Just look at how eagerly she sniffs the air! When something as simple as this can make her happy, why withhold it?

As for Lola and Sable together, we’re simply not going to go there at all. Lola and Sable will not be allowed to get into a position where Lola can attack. Sable doesn’t need to have that experience of fear and vulnerability in her life.

Lola is feeling the isolation, even though her cage is side by side with Sable’s and sitting within inches of my chair. We’re making an effort to give her equal, but separate, attention. We’re also trying to make things more interesting for her, since I think part of the problem is sheer boredom of a smart Rattie. Several times now, we’ve rolled up her portions of produce in paper towels, stuffed them inside a toilet paper core, folded the ends over, and either given it to Lola directly, or threaded it with string and hung it high in her cage. She loves attacking the “toilet paper bomb,” as we call them, and it takes her a long time to get everything out.

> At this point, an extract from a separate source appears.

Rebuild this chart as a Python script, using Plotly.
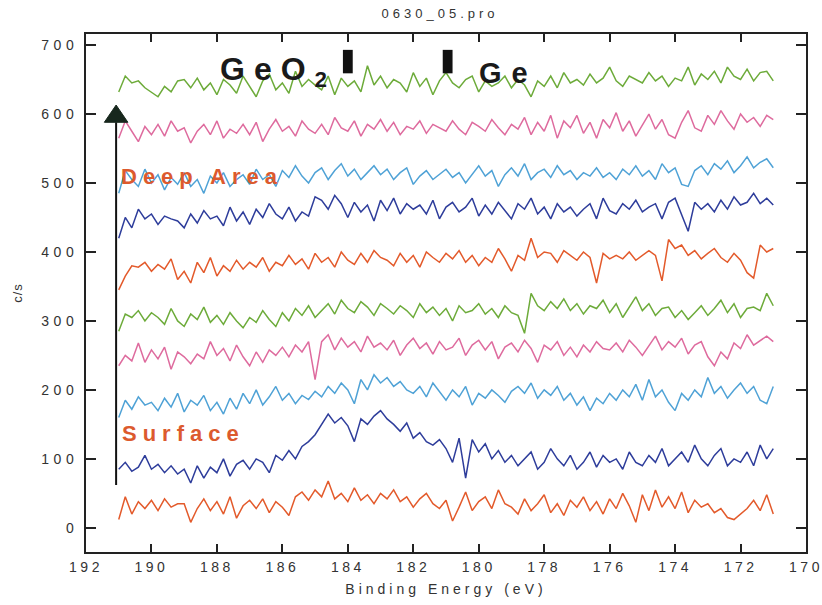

Rattie life, then, is making adjustments, and moving forward in a fairly reasonable way. Everyone’s getting what they need. And we aren’t ruling out that we may still take a new pair when the litters at the breeder become available!


Comment by Carol

October 17, 2007 @ 7:00 pm

Too bad about the ratties not getting along. we’re still supervising the new addition to our house. There are occasional spats and we’ve had to separate the dominant kitty and the new one a couple of times, but I think they are getting it…slowly!

Comment by sarebear

October 17, 2007 @ 7:25 pm

Dagnabbit, on the Ratties thing. Well, creatures so full of personality will naturally have more personality conflicts than other creatures, but it’s sad when it happens. I’m glad they are having some new activites they enjoy!

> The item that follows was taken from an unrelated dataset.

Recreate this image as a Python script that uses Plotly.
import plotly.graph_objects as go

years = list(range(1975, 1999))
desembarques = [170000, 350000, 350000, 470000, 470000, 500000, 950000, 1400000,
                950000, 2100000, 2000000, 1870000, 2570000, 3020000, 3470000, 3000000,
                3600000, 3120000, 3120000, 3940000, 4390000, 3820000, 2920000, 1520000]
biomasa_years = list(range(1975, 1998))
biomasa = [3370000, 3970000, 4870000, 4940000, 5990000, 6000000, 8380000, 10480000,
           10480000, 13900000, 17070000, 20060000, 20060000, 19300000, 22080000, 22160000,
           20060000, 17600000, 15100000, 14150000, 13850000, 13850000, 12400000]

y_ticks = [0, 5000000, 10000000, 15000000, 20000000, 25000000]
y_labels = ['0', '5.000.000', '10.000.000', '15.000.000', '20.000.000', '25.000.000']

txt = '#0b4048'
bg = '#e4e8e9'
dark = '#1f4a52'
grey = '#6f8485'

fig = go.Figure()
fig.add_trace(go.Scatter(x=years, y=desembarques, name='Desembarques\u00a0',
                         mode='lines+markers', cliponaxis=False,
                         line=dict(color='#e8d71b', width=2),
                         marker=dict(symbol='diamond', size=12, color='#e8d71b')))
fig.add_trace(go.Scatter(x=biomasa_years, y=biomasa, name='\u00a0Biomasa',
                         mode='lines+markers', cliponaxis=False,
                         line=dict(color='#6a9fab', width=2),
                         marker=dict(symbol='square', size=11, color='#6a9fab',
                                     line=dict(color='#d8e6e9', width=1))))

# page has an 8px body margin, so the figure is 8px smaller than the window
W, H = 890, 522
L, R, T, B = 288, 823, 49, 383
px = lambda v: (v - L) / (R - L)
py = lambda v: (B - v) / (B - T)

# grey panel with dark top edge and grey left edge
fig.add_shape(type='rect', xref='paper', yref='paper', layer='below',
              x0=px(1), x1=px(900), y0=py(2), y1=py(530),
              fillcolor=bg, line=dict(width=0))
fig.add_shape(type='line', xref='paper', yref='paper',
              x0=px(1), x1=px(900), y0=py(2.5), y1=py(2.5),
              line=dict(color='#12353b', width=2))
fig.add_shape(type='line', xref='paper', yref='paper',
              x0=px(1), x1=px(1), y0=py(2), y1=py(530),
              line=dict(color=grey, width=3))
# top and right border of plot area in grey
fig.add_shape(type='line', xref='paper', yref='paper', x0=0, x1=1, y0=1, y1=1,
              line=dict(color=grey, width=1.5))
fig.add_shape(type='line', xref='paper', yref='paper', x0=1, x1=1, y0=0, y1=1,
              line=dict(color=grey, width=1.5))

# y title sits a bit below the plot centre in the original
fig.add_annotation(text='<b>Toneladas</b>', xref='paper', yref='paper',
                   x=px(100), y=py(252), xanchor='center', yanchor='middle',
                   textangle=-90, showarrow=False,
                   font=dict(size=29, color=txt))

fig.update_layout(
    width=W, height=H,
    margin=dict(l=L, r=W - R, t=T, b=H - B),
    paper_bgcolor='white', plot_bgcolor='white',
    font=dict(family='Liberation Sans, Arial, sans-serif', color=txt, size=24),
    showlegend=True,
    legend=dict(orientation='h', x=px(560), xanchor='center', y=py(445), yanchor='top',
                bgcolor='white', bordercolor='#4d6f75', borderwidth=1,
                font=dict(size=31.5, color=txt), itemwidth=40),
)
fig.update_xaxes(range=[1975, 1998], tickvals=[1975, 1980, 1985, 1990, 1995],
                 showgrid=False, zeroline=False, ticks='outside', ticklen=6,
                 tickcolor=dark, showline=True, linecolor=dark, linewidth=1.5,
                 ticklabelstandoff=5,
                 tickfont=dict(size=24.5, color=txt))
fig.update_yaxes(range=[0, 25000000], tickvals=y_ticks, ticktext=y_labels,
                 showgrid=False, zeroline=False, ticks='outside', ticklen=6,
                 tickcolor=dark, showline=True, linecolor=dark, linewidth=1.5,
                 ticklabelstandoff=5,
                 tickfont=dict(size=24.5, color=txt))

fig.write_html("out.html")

Oh, on the book you review below, that’s going to be a MUST for me too, and I also agree, as a plus-size person, that in this case, the size range provided is not a high-priority factor (although great and desirable if they do include some plus sizes, but I don’t even care that much if they don’t, for all the reasons you say!). SO glad to see from your review there’s a wide range of projects, skill-level wise, in addition to all the excellent yarn info.

Woohoo! Sounds like it’s gonna be a best-seller. I sure hope so!

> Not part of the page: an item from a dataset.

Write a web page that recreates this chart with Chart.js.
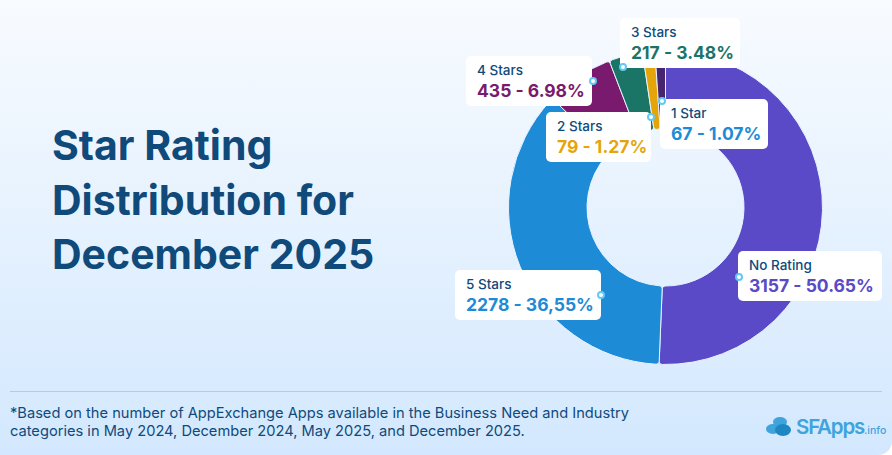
<!DOCTYPE html>
<html>
<head>
<meta charset="utf-8">
<script src="https://cdn.jsdelivr.net/npm/chart.js@4/dist/chart.umd.min.js"></script>
<style>
    html, body { margin: 0; padding: 0; background: #fff; }
    #page {
        position: relative; width: 892px; height: 455px; overflow: hidden;
        background: linear-gradient(180deg, #f8fbff 0%, #d3e8fe 100%);
        border-bottom-right-radius: 14px;
        font-family: Inter, sans-serif; color: #0f4a7a;
    }
    #title {
        position: absolute; left: 52px; top: 118px; margin: 0;
        font-size: 41px; line-height: 54.5px; font-weight: 700; white-space: nowrap;
    }
    #chartBox { position: absolute; left: 508px; top: 50px; width: 315px; height: 315px; }
    #rule { position: absolute; left: 10px; top: 391px; width: 872px; height: 1px; background: #a9cfe9; }
    #note {
        position: absolute; left: 10px; top: 404px; margin: 0;
        font-size: 14.65px; line-height: 18px; white-space: nowrap; color: #0f4a7a;
    }
    .callout {
        position: absolute; height: 50px; box-sizing: border-box; padding: 6px 0 0 11px;
        background: #fff; border-radius: 5px; white-space: nowrap;
    }
    .callout .name { font-size: 13.5px; line-height: 17px; font-weight: 500; color: #0f4a7a; }
    .callout .value { font-size: 17.5px; line-height: 23px; font-weight: 700; }
    .dot {
        position: absolute; width: 4px; height: 4px; border: 2px solid #62c8f7;
        border-radius: 50%; background: #fff;
    }
    #logo { position: absolute; left: 765px; top: 415px; }
    #logoText {
        position: absolute; left: 796px; top: 414px; font-size: 20.5px; line-height: 26px;
        font-weight: 600; letter-spacing: -1.2px; color: #3fa3dc; white-space: nowrap;
    }
    #logoText small { font-size: 10.5px; letter-spacing: 0; font-weight: 500; }
</style>
</head>
<body>
<div id="page">
    <h1 id="title">Star Rating<br>Distribution for<br>December 2025</h1>
    <div id="chartBox"><canvas id="ratingChart" width="315" height="315"></canvas></div>
    <div id="callouts"></div>
    <div id="rule"></div>
    <p id="note">*Based on the number of AppExchange Apps available in the Business Need and Industry<br>categories in May 2024, December 2024, May 2025, and December 2025.</p>
    <svg id="logo" width="30" height="24" viewBox="0 0 30 24">
        <ellipse cx="8" cy="14" rx="7" ry="5" fill="#3fa3dc"/>
        <ellipse cx="15" cy="7" rx="7" ry="5" fill="#3fa3dc"/>
        <ellipse cx="18" cy="15" rx="8" ry="6" fill="#1f86c4"/>
    </svg>
    <div id="logoText">SFApps<small>.info</small></div>
</div>
<script>
// Star rating data for December 2025
const ratingNames = ['No Rating', '5 Stars', '4 Stars', '3 Stars', '2 Stars', '1 Star'];
const ratingCounts = [3157, 2278, 435, 217, 79, 67];
const ratingPercents = ['50.65%', '36,55%', '6.98%', '3.48%', '1.27%', '1.07%'];
const ratingColors = ['#5a4ac8', '#1e8bd6', '#7a1a6e', '#1b7567', '#e5a50a', '#46246e'];

// where each callout box and its dot sit: box left, top, width, dot left, top
const calloutSpots = [
    [738, 251, 144, 735, 273],
    [455, 270, 146, 597, 291],
    [466, 56, 126, 589, 77],
    [620, 18, 120, 619, 63],
    [546, 112, 105, 647, 113],
    [660, 99, 108, 658, 97]
];

new Chart(document.getElementById('ratingChart').getContext('2d'), {
    type: 'doughnut',
    data: {
        labels: ratingNames,
        datasets: [{
            data: ratingCounts,
            backgroundColor: ratingColors,
            borderColor: '#e6f2ff',
            borderWidth: 1,
            borderRadius: 3
        }]
    },
    options: {
        responsive: false,
        animation: false,
        cutout: '50%',
        plugins: { legend: { display: false }, tooltip: { enabled: false } }
    }
});

// Callouts over the ring
const callouts = document.getElementById('callouts');
ratingNames.forEach((name, i) => {
    const spot = calloutSpots[i];
    const box = document.createElement('div');
    box.className = 'callout';
    box.style.left = spot[0] + 'px';
    box.style.top = spot[1] + 'px';
    box.style.width = spot[2] + 'px';
    const valueColor = i === 5 ? ratingColors[1] : ratingColors[i];
    box.innerHTML = '<div class="name">' + name + '</div>' +
        '<div class="value" style="color:' + valueColor + '">' + ratingCounts[i] + ' - ' + ratingPercents[i] + '</div>';
    callouts.appendChild(box);
    const dot = document.createElement('div');
    dot.className = 'dot';
    dot.style.left = spot[3] + 'px';
    dot.style.top = spot[4] + 'px';
    callouts.appendChild(dot);
});
</script>
</body>
</html>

Sable is so cute in this vid. I’m imagining all the interesting scent flavors she’s smelling (I imagine, for a rat, that scents ARE kinda a flavor to them, to help track down yummy things to eat.) Sort of like smell-o-vision, Rattie style . ..

Comment by Leesa

October 17, 2007 @ 10:49 pm

Sorry to hear that Lola just can’t seem to play nice with Sable. Perhaps those new rattie youngings you are waiting for will be Sable’s chance to have a new cage-mate someday. Presumably the little one would not try to be dominant at such a young age and they would develop a bond before it thought to ‘challenge’ Sable’s position. That’s my hope for her anyway. Best of luck!

Comment by Carrie K

October 18, 2007 @ 6:50 pm

Oh, poor Sable. Glad to hear you’ve taken steps. That darn Lola.